Les sols vivants, un bien public mondial

La santé de nos sols est un enjeu majeur pour les décennies à venir et pour le futur de l’agriculture. À l’occasion de l’édition 2019 du Forum Planet A dont la Fondation Jean-Jaurès est partenaire, son président Henri Nallet et son directeur général Gilles Finchelstein signent cet appel, aux côtés de scientifiques, observateurs et travailleurs du sol, pour que la protection des sols devienne une priorité des autorités européennes et internationales.

« Préserver et restaurer les écosystèmes terrestres y compris  les sols et les forêts, en veillant à les gérer de façon durable, lutter contre la désertification, éviter et inverser le processus de dégradation des sols et de la biodiversité » : c’est un des 17 objectifs de développement durable, adoptés par l’Assemblée générale des Nations unies en 2015.

Pour nous, scientifiques, observateurs et travailleurs des sols, c’est une injonction vitale. Le sol, cette mince couche de matière, lien entre la surface de la croûte rocheuse de notre planète et l’air qui l’entoure, est l’essence même de toute vie terrestre.
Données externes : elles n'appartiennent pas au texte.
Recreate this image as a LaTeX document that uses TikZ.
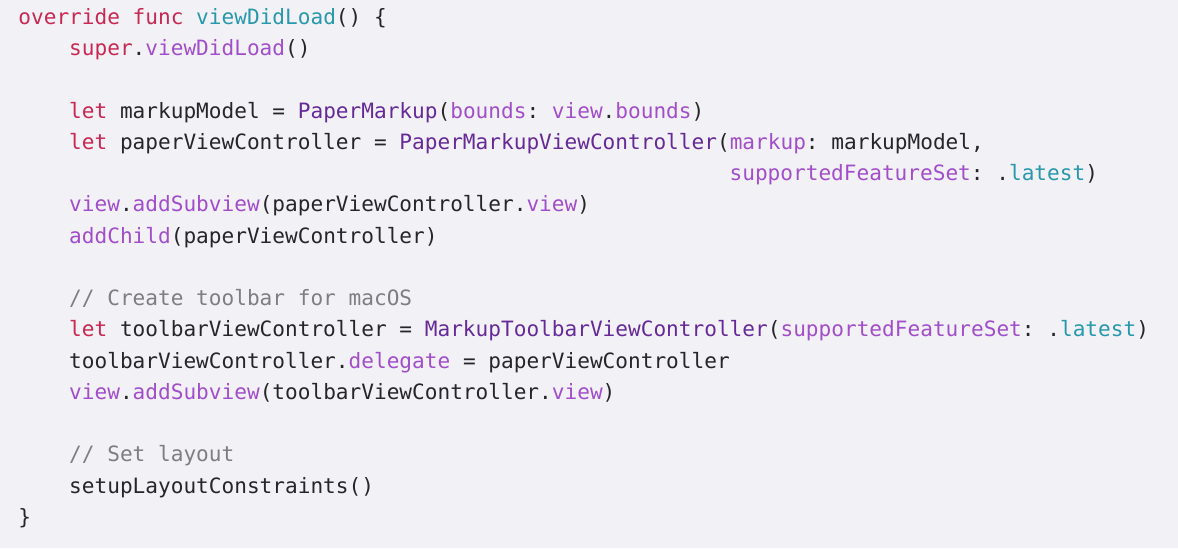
\documentclass[tikz,border=0pt]{standalone}
\usepackage{fontspec}
\newfontfamily\codefont{DejaVu Sans Mono}
\usepackage{tikz}
\tikzset{
	>=latex,
}
\definecolor{bgcol}{RGB}{242,241,246}
\definecolor{plaincol}{RGB}{38,38,42}
\definecolor{kwred}{RGB}{200,40,82}
\definecolor{declteal}{RGB}{40,152,172}
\definecolor{typepurple}{RGB}{102,42,152}
\definecolor{mempurple}{RGB}{162,78,202}
\definecolor{cmtgray}{RGB}{125,125,130}
\newcommand\ckw[1]{\textcolor{kwred}{#1}}
\newcommand\cdecl[1]{\textcolor{declteal}{#1}}
\newcommand\ctype[1]{\textcolor{typepurple}{#1}}
\newcommand\cmem[1]{\textcolor{mempurple}{#1}}
\newcommand\clit[1]{\textcolor{declteal}{#1}}
\newcommand\ccmt[1]{\textcolor{cmtgray}{#1}}
\tikzstyle{codeline}=[anchor=base west,inner sep=0pt,text=plaincol,
    font=\codefont\fontsize{10.55}{12}\selectfont\frenchspacing]

\begin{document}
\begin{tikzpicture}[x=0.5pt,y=-0.5pt]
      \fill[bgcol] (0,0) rectangle (1178,548);
      \node[codeline] (l1) at (18,24.5) {\ckw{override func} \cdecl{viewDidLoad}() \{};
      \node[codeline] (l2) at (68.8,55.7) {\ckw{super}.\cmem{viewDidLoad}()};
      \node[codeline] (l4) at (68.8,118.2) {\ckw{let} markupModel = \ctype{PaperMarkup}(\cmem{bounds}: \cmem{view}.\cmem{bounds})};
      \node[codeline] (l5) at (68.8,149.4) {\ckw{let} paperViewController = \ctype{PaperMarkupViewController}(\cmem{markup}: markupModel,};
      \node[codeline] (l6) at (729.2,180.7) {\cmem{supportedFeatureSet}: .\clit{latest})};
      \node[codeline] (l7) at (68.8,211.9) {\cmem{view}.\cmem{addSubview}(paperViewController.\cmem{view})};
      \node[codeline] (l8) at (68.8,243.1) {\cmem{addChild}(paperViewController)};
      \node[codeline] (l10) at (68.8,305.6) {\ccmt{// Create toolbar for macOS}};
      \node[codeline] (l11) at (68.8,336.8) {\ckw{let} toolbarViewController = \ctype{MarkupToolbarViewController}(\cmem{supportedFeatureSet}: .\clit{latest})};
      \node[codeline] (l12) at (68.8,368.1) {toolbarViewController.\cmem{delegate} = paperViewController};
      \node[codeline] (l13) at (68.8,399.3) {\cmem{view}.\cmem{addSubview}(toolbarViewController.\cmem{view})};
      \node[codeline] (l15) at (68.8,461.7) {\ccmt{// Set layout}};
      \node[codeline] (l16) at (68.8,493.0) {setupLayoutConstraints()};
      \node[codeline] (l17) at (18,524.2) {\}};
\end{tikzpicture}
\end{document}
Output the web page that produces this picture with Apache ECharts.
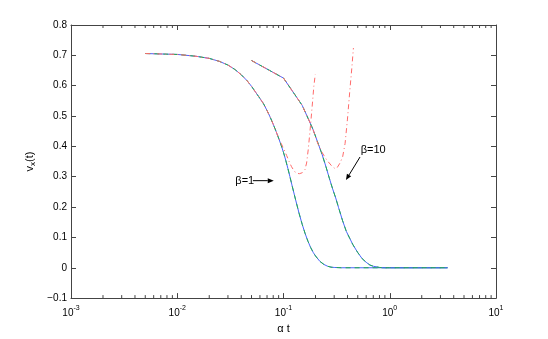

Il retient l’eau, recycle les éléments et les déchets organiques, nourrit la flore et la faune, produit notre alimentation, contribue activement à séquestrer le carbone, offre une résilience aux stress climatiques et abrite des organismes, qui représentent un quart de la biodiversité de notre planète.

La santé des sols est essentielle à toutes les espèces et à tous les écosystèmes. Leur dégradation met toute la chaîne du vivant en danger : sécurité alimentaire, qualité de l’eau, qualité de l’air,  capacité à amortir les changements climatiques, coexistence pacifique entre les peuples. Mais leurs équilibres sont fragiles, leurs ressources limitées et non réplicables.

Nous n’avons plus le temps d’attendre que la nature restaure un équilibre des sols. Aujourd’hui, en dépit de la dynamique impulsée par nombre d’agriculteurs, un tiers des sols mondiaux est dégradée. Déforestations, bétonisations, intensifications agricoles, pollutions chimiques : les activités humaines accélèrent et aggravent encore les érosions et salinisations qu’elles causent et qui appauvrissent la terre jusqu’à la tuer. Inverser ce processus est essentiel.

Pour que notre planète reste vivante, il est urgent de protéger les sols par un accompagnement institutionnel et par des dispositifs incitatifs. Il est urgent de dépasser les simples règles peu dissuasives de pollueur-payeur. Il est urgent de prendre des mesures concrètes et fortes pour encourager la transition agro-écologique, seule apte à nourrir durablement la planète et à lutter contre le changement climatique.

La protection et la régénération des sols est une responsabilité morale de l’humanité vis-à-vis la planète. Leur usage durable est un devoir vis-à-vis de nos enfants et des générations à venir. 

Nous, agriculteurs, chercheurs, professeurs, entrepreneurs, décideurs politiques, représentants de la société civile, signataires de cet appel, appelons solennellement les autorités européennes et internationales à agir en faveur de la reconnaissance des sols vivants comme bien public mondial.

En particulier, l’Europe doit inscrire à son agenda, dans le cadre d’une politique en faveur de l’agriculture et de l’environnement, un projet concret et ambitieux pour protéger ses sols, ses terres et ses territoires. L’Union européenne doit porter cette ambition au moment des grandes conventions environnementales des Nations unies et dans toutes les enceintes internationales relatives aux objectifs de développement durable.

Signataires : 

  • Benoist Apparu, ancien ministre, maire de Châlons-en-Champagne et porte-parole de Planet A ;
  • Claire Chenu, enseignante chercheure à AgroParisTech ;
  • Jean-Luc Chotte, directeur de recherche à l’Institut de recherche pour le développement (IRD) ;
  • Gilles Finchelstein, directeur général de la Fondation Jean-Jaurès ;
  • Benoît Grimonprez, professeur de droit à l’Université de Poitiers, co-auteur de La terre en commun. Plaidoyer pour une justice foncière (avec Dominique Potier et Pierre Blanc, Fondation Jean-Jaurès, juin 2019)
  • Rattan Lal, professeur des sciences du sol, co-récipiendaire du prix Nobel de la paix 2007 ;
  • Stéphane Le Foll, maire du Mans, ancien ministre de l’Agriculture ;
  • Paul Luu, secrétaire executif de l’initiative « 4 pour 1 000 » ; 
  • François Mandin, agriculteur, président du réseau APAD ;
  • Mike Parish, directeur Health Soils Australia ;
  • Jean-Pierre Rennaud, président du comité scientifique de l’association Planet A ;
  • Thomas Ribémont, président d’honneur d’Action contre la faim.